Pensioni, requisiti in aumento dal 2027: chi dovrà lavorare più a lungo

La vita lavorativa si allunga ancora. Con la Legge di Bilancio ormai definita, torna a pieno regime l’adeguamento dei requisiti pensionistici alla speranza di vita, nonostante le promesse di congelamento degli aumenti. Dal 2027 e, in misura più marcata, dal 2028, età e contributi necessari per andare in pensione cresceranno per la maggior parte dei lavoratori. L’impatto sarà particolarmente rilevante per una categoria che finora era stata considerata tutelata: i lavoratori precoci.

TRE MESI IN PIÙ PER ANDARE IN PENSIONE

L’aumento complessivo dei requisiti sarà pari a tre mesi, ma verrà introdotto in modo graduale. Dal 1° gennaio 2027 scatterà un primo incremento di un mese, seguito da altri due mesi dal 1° gennaio 2028. Una scelta che riduce l’impatto immediato, ma sancisce il ritorno stabile al meccanismo automatico di adeguamento alla longevità.

PENSIONE DI VECCHIAIA E ANTICIPATA: COSA CAMBIA

Per la pensione di vecchiaia, il requisito anagrafico salirà dagli attuali 67 anni a 67 anni e 3 mesi dal 2028, mentre resteranno necessari almeno 20 anni di contributi.

Cambiano anche i parametri della pensione anticipata: dai 42 anni e 10 mesi di contributi attuali (un anno in meno per le donne) si passerà a 43 anni e 1 mese dal 2028.

L’adeguamento riguarda anche la pensione anticipata contributiva per i cosiddetti contributivi puri, ossia chi ha iniziato a lavorare dopo il 1996. In questo caso, l’uscita non sarà più possibile a 64 anni “secchi”, ma a 64 anni e 3 mesi.

CHI RESTA ESCLUSO DAGLI AUMENTI

Il governo ha deciso di escludere dagli incrementi solo due categorie: i lavoratori gravosi e quelli usuranti.

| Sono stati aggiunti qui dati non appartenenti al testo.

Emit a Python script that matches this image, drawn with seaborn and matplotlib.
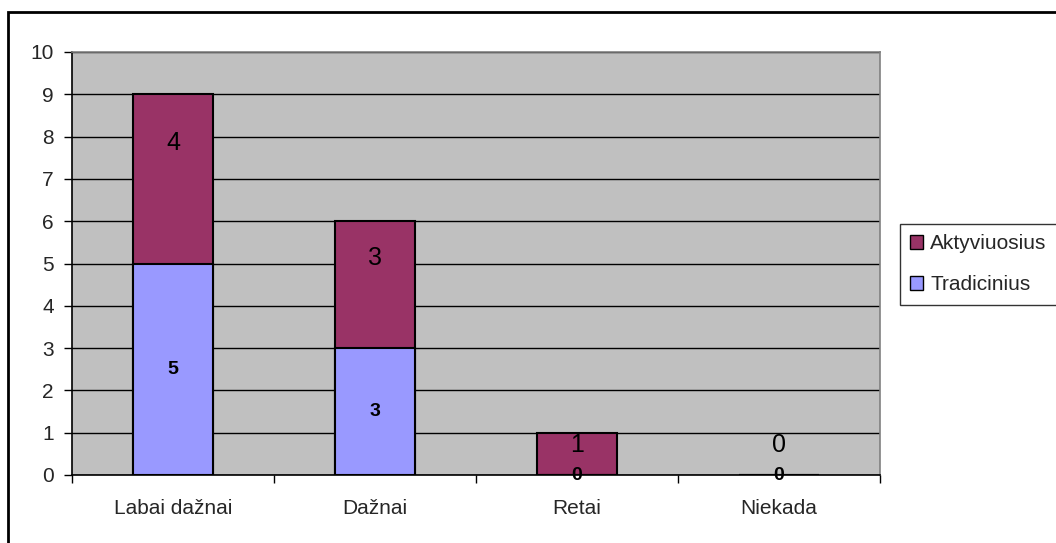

Secondo la Relazione tecnica alla Manovra, si tratta di circa 20 mila lavoratori all’anno, impiegati in attività particolarmente faticose come edilizia, sanità, scuola dell’infanzia, igiene ambientale e lavoro su catena di montaggio.

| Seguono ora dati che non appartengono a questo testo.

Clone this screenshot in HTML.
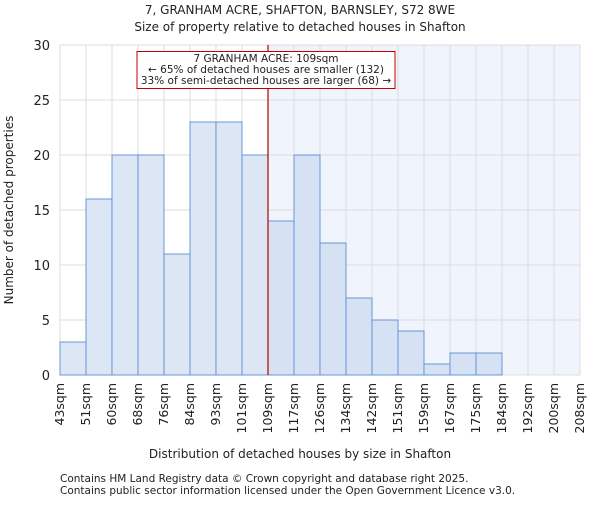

Per questi soggetti resta possibile l’accesso all’APE Sociale, l’assegno ponte che consente di uscire dal lavoro a 63 anni e 5 mesi, con un requisito contributivo variabile tra 30, 32 o 36 anni e un importo massimo di 1.500 euro mensili.

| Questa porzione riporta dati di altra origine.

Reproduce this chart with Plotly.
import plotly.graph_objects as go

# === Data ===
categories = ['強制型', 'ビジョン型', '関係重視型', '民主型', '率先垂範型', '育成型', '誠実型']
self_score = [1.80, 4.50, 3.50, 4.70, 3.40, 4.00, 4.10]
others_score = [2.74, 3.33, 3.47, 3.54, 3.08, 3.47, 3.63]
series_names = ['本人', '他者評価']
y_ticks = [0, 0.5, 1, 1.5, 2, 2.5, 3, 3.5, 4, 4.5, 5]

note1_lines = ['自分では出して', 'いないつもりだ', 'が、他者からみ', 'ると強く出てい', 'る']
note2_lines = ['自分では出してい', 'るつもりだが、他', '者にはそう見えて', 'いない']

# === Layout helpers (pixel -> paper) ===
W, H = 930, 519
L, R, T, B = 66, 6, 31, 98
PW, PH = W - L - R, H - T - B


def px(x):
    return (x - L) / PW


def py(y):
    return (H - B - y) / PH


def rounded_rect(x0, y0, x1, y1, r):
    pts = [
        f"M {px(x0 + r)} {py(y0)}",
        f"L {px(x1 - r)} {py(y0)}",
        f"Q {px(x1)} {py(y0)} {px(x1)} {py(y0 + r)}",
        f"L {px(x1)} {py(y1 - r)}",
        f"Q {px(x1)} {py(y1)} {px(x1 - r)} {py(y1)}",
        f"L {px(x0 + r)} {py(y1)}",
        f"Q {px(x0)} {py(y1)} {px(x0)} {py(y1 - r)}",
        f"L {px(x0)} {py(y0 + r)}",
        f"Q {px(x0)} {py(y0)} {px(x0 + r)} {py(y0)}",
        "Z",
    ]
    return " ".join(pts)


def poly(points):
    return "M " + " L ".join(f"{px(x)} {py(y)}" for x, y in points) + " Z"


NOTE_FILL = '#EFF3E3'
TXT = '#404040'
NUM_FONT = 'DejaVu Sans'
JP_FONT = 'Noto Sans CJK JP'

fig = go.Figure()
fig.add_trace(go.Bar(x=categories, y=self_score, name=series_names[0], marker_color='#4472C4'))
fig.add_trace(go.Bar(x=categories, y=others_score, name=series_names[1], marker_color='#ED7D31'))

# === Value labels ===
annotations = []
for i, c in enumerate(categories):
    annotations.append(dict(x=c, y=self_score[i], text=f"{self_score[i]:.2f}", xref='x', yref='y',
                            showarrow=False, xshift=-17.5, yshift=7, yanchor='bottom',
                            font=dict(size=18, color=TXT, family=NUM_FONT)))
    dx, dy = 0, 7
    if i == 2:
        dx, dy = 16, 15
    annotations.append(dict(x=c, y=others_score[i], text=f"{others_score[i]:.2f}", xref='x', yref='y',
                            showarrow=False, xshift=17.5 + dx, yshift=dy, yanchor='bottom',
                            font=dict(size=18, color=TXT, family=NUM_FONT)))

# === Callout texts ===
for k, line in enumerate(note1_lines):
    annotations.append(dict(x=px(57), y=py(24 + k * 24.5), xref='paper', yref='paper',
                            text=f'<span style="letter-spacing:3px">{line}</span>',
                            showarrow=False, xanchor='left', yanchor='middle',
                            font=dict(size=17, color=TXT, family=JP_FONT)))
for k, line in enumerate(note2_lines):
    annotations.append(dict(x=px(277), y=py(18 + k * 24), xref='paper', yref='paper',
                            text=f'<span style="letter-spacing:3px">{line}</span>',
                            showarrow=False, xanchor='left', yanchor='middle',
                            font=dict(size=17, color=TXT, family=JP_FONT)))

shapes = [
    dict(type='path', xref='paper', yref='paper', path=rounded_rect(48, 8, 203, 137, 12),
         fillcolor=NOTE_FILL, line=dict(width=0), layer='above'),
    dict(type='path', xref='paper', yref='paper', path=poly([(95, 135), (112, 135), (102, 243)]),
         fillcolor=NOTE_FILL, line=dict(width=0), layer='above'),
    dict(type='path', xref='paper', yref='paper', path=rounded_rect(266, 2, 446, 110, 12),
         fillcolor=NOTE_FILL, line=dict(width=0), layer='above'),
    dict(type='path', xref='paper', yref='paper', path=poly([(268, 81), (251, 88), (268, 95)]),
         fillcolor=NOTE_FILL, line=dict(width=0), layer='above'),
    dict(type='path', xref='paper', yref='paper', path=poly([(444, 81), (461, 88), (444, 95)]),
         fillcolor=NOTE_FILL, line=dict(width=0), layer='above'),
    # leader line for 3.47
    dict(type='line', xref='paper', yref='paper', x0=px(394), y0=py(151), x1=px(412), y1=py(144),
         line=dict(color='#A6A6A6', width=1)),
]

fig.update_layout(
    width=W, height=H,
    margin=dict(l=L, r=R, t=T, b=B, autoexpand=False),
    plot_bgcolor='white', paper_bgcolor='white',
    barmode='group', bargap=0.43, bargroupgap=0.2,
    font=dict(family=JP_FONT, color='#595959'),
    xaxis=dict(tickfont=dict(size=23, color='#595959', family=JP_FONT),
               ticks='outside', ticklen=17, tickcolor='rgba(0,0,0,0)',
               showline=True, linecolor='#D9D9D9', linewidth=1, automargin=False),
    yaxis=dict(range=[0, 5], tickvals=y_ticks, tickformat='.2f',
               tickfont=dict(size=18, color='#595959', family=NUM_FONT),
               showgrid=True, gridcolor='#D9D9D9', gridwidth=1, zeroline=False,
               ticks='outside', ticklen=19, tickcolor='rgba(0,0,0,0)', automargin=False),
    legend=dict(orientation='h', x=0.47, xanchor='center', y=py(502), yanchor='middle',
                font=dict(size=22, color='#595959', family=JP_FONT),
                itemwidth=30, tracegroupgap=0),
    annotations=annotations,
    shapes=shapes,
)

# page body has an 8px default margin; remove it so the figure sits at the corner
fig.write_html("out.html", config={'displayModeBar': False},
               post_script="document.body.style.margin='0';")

LA STRETTA SUI LAVORATORI PRECOCI

La novità più rilevante riguarda i lavoratori precoci, cioè coloro che hanno versato almeno 12 mesi di contributi prima dei 19 anni. La Quota 41 viene formalmente confermata, ma di fatto ridimensionata.

Solo i precoci impegnati in lavori usuranti restano esclusi dagli aumenti. Tutti gli altri — disoccupati, caregiver e invalidi con almeno il 74% — dovranno adeguarsi ai nuovi requisiti. Dal 2027 serviranno 41 anni e 1 mese di contributi, che diventeranno 41 anni e 3 mesi dal 2028, con la possibilità di ulteriori aumenti negli anni successivi in base all’andamento della speranza di vita.

UNA TUTELA CHE SI RESTRINGE

La riforma introduce una distinzione interna alla platea dei precoci che appare poco lineare: a parità di carriera contributiva, l’accesso alla pensione potrà avvenire in momenti diversi in base alla categoria di tutela riconosciuta. Una differenziazione che rischia di alimentare nuove disparità e possibili contenziosi.

TAGLI ALLE RISORSE PER PRECOCI E USURANTI

Il quadro si irrigidisce ulteriormente sul piano finanziario. La Manovra prevede una riduzione delle risorse destinate ai lavoratori precoci, con 50 milioni di euro in meno nel 2033 e 100 milioni di euro annui dal 2034. Anche per i lavoratori usuranti è previsto un taglio di 40 milioni di euro all’anno dal 2033.

Un segnale che conferma come l’innalzamento dei requisiti pensionistici non sia una misura temporanea, ma parte di una strategia strutturale di contenimento della spesa previdenziale.